Strategies to Build Collaboration

Through their participation in the workshop, teams of disciplinary society representatives and community college faculty identified a goal and action steps for increasing engagement of community college faculty in their discipline. For example, in geoscience, a field that includes several disciplinary societies, the team’s planned activities include collecting data on participation of community college faculty and students at disciplinary society meetings, surveying community college faculty to determine barriers to participation, and exploring the possibility of a tiered membership and reduced conference registration fees for community college faculty. During the workshop period, the American Geophysical Union’s Education Section established and filled a standing community college representative position to ensure community college faculty perspectives are shared in that forum.

In sociology, the team’s plan includes proposing a “Community College Community” within the American Sociology Association (ASA) Council. ASA Communities are member-generated groups. Once the Community is approved, the team plans to promote it through their regional associations, the Section on Teaching/Learning, and other existing email lists. In addition, the team is building on previous efforts to identify what types of programming and content will meet the needs of community college faculty.

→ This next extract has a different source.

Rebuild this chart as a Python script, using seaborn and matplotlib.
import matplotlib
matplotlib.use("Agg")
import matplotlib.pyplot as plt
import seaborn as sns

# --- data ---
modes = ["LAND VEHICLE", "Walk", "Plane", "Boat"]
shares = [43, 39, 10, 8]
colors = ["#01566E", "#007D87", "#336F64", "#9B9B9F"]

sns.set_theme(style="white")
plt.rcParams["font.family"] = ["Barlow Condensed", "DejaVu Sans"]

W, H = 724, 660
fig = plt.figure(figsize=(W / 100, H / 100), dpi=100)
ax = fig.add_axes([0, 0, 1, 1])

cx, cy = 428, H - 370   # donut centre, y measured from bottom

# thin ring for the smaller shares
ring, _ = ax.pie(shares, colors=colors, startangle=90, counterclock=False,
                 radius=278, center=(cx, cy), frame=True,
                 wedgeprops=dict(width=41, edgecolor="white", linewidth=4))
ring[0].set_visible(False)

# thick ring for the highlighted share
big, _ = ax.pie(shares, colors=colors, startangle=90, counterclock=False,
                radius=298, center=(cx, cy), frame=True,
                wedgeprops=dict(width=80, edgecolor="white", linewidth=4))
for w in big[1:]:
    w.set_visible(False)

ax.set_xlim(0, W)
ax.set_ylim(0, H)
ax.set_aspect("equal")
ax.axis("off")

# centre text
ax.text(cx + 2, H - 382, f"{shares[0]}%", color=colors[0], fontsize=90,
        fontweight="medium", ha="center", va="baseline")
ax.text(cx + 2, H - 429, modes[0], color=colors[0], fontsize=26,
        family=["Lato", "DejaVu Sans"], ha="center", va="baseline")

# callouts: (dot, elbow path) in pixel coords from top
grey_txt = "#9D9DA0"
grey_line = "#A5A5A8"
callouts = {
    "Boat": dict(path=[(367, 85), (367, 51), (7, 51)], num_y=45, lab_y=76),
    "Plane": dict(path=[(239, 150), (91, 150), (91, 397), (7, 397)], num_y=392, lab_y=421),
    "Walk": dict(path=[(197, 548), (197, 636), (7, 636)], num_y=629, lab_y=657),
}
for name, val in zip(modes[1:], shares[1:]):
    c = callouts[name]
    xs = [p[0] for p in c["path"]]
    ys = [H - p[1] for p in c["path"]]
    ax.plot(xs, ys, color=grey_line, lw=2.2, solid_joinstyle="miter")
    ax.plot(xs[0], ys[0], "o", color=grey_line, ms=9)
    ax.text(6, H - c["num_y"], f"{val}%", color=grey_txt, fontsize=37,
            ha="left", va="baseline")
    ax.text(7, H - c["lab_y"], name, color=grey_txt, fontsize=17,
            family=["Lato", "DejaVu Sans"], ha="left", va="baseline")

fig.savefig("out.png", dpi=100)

In concert with identifying a range of creative structural strategies to promote community college faculty engagement (e.g., new leadership structures, travel funds, and regional and virtual programming), teams also identified opportunities for cultural change to make societies more inclusive. Community college faculty may not feel a sense of belonging in their disciplinary society. Without a clear articulation of value, they are unlikely to invest precious time and resources to engage with the society.

To address these challenges, workshop participants identified strategies to elevate the influence and amplify the voice of community college faculty in their disciplinary societies. These include creating pathways to leadership roles, inviting community college faculty to write for disciplinary society publications, and emphasizing the expertise and valued perspectives that community college faculty bring to the discipline and the society. To improve disciplinary society programming as well as their marketing approaches, several teams planned to survey community college faculty and document their perspectives in listening sessions and roundtables.

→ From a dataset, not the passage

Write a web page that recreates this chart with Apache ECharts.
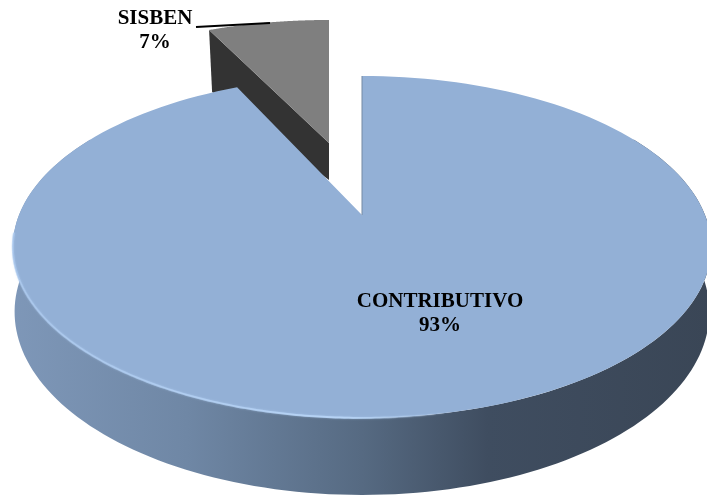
<!DOCTYPE html>
<html>
<head>
<meta charset="utf-8">
<style>html,body{margin:0;padding:0;background:#fff}#chart{width:707px;height:497px}</style>
<script src="https://cdn.jsdelivr.net/npm/echarts@6/dist/echarts.min.js"></script>
</head>
<body>
<div id="chart"></div>
<script>
var categories = ['CONTRIBUTIVO', 'SISBEN']
var values = [93, 7]

var total = values.reduce(function (a, b) { return a + b }, 0)

// perspective of the tilted disc, the centre of the disc lands on (X0,Y0)
var X0 = 362, Y0 = 215, A = 343, B = 165, P = 0.187, H = 62.6

function topPoint(theta) {
    var t = theta * Math.PI / 180
    var u = Math.sin(t), v = Math.cos(t), w = 1 + P * v
    return [X0 + A * u / w, Y0 - B * v / w]
}
function bottomPoint(theta) {
    var p = topPoint(theta)
    var w = 1 + P * Math.cos(theta * Math.PI / 180)
    return [X0 + (p[0] - X0) * 0.995, p[1] + H / w]
}
function arc(fn, a0, a1) {
    var pts = [], n = 160
    for (var i = 0; i <= n; i++) pts.push(fn(a0 + (a1 - a0) * i / n))
    return pts
}

function renderSlice(params, api) {
    var i = params.dataIndex
    var before = 0
    for (var k = 0; k < i; k++) before += values[k]
    var a0 = before / total * 360, a1 = (before + values[i]) / total * 360
    var text = categories[i] + '\n' + values[i] + '%'

    if (i === 0) {
        var face = [[X0, Y0]].concat(arc(topPoint, a0, a1))
        return {
            type: 'group',
            children: [
                {
                    type: 'polygon', z2: 5,
                    shape: { points: arc(topPoint, 60, 300).concat(arc(bottomPoint, 300, 60)) },
                    style: {
                        fill: new echarts.graphic.LinearGradient(0, 0, 1, 0, [
                            { offset: 0, color: '#7e97b8' },
                            { offset: 0.25, color: '#6f87a5' },
                            { offset: 0.5, color: '#566a82' },
                            { offset: 0.68, color: '#3f4d60' },
                            { offset: 1, color: '#3a4656' }
                        ])
                    }
                },
                { type: 'polygon', z2: 6, shape: { points: face }, style: { fill: '#93b0d6' } },
                {
                    type: 'polyline', z2: 7,
                    shape: { points: arc(topPoint, 264, 168) },
                    style: {
                        fill: null, lineWidth: 2, shadowBlur: 2, shadowColor: 'rgba(185,214,248,0.6)',
                        stroke: new echarts.graphic.LinearGradient(0, 0, 1, 0, [
                            { offset: 0, color: 'rgba(170,200,238,0.7)' },
                            { offset: 0.75, color: 'rgba(185,214,248,0.9)' },
                            { offset: 1, color: 'rgba(185,214,248,0)' }
                        ])
                    }
                },
                {
                    type: 'line', z2: 7,
                    shape: { x1: X0, y1: Y0, x2: X0, y2: 76 },
                    style: { stroke: '#7489a3', lineWidth: 1 }
                },
                {
                    type: 'text', z2: 10, x: 440, y: 314,
                    style: {
                        text: text, align: 'center', verticalAlign: 'middle',
                        font: 'bold 21px "Liberation Serif"', lineHeight: 24, fill: '#000'
                    }
                }
            ]
        }
    }

    // exploded slice: same slice, moved up and a bit smaller
    function out(theta) {
        var p = topPoint(theta)
        return [329 + (p[0] - X0) * 0.96, 143 + (p[1] - Y0) * 0.885]
    }
    var c = out(a0)
    return {
        type: 'group',
        children: [
            {
                type: 'polygon', z2: 1,
                shape: { points: [[329, 143], c, [c[0] + 3, c[1] + 62], [329, 180]] },
                style: { fill: '#333333' }
            },
            {
                type: 'polygon', z2: 2,
                shape: { points: [[329, 143]].concat(arc(out, a0, a1)) },
                style: { fill: '#7f7f7f' }
            },
            {
                type: 'line', z2: 3,
                shape: { x1: 196, y1: 27, x2: 270, y2: 23 },
                style: { stroke: '#000', lineWidth: 2 }
            },
            {
                type: 'text', z2: 10, x: 155, y: 31,
                style: {
                    text: text, align: 'center', verticalAlign: 'middle',
                    font: 'bold 21px "Liberation Serif"', lineHeight: 24, fill: '#000'
                }
            }
        ]
    }
}

var myChart = echarts.init(document.getElementById('chart'))
myChart.setOption({
    animation: false,
    backgroundColor: '#fff',
    series: [{
        type: 'custom',
        coordinateSystem: 'none',
        renderItem: renderSlice,
        data: values
    }]
})
</script>
</body>
</html>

Changing Beliefs and Practices to Overcome Barriers

In their final workshop evaluations, participants reported on their successes as well as the anticipated barriers to future work. Faculty time was cited as a significant challenge, particularly in community colleges where instructors have heavy teaching loads and service responsibilities. Thus several participants wondered how to garner institutional support for faculty engagement in disciplinary societies. If community colleges see how disciplinary societies support curriculum development, teaching excellence, and faculty satisfaction, then institutions will be incentivized to support faculty participation as part of their broader student success initiatives. If disciplinary society membership, leadership, and participation is not valued or well-understood by community college leaders, then faculty engagement is likely to be limited and unsustainable.

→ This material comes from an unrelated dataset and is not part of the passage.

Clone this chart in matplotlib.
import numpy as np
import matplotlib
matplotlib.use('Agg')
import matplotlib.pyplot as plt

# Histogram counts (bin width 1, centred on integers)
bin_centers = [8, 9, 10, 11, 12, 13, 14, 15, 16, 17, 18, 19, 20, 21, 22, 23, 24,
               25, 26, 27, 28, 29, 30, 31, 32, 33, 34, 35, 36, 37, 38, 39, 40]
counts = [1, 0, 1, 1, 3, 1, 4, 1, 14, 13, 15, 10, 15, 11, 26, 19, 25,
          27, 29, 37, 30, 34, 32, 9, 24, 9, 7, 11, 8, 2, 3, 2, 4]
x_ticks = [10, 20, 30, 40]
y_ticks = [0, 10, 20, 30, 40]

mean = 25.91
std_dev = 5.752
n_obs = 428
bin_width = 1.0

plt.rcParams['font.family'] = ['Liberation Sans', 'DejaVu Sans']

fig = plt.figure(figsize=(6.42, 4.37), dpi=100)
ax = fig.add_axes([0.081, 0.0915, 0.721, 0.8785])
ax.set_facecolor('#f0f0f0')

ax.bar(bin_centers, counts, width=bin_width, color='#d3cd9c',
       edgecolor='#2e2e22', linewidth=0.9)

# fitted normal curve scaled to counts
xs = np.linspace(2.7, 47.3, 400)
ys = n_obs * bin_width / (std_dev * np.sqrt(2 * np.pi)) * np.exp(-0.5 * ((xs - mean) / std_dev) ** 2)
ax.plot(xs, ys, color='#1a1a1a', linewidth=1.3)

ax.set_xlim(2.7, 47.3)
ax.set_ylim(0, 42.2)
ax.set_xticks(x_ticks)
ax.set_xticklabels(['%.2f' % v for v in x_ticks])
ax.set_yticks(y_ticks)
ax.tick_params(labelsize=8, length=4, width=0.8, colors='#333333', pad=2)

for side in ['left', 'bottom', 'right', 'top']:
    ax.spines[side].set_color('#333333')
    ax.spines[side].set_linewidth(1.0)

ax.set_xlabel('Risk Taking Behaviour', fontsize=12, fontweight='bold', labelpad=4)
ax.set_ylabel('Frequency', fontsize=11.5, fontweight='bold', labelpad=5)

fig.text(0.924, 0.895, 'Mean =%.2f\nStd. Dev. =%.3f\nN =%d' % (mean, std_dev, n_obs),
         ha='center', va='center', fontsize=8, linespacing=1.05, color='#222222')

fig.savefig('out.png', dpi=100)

The work of building strong engagement between community colleges and disciplinary societies is ongoing and involves changing the beliefs and practices of many stakeholder groups: society staff and leaders, funders, faculty at two- and four-year institutions, and community college leaders. The potential payoff for change is great: community college faculty who are more connected and well-supported, community college instruction grounded in the most up-to-date content and teaching practices, and disciplinary societies with vibrant and diverse memberships.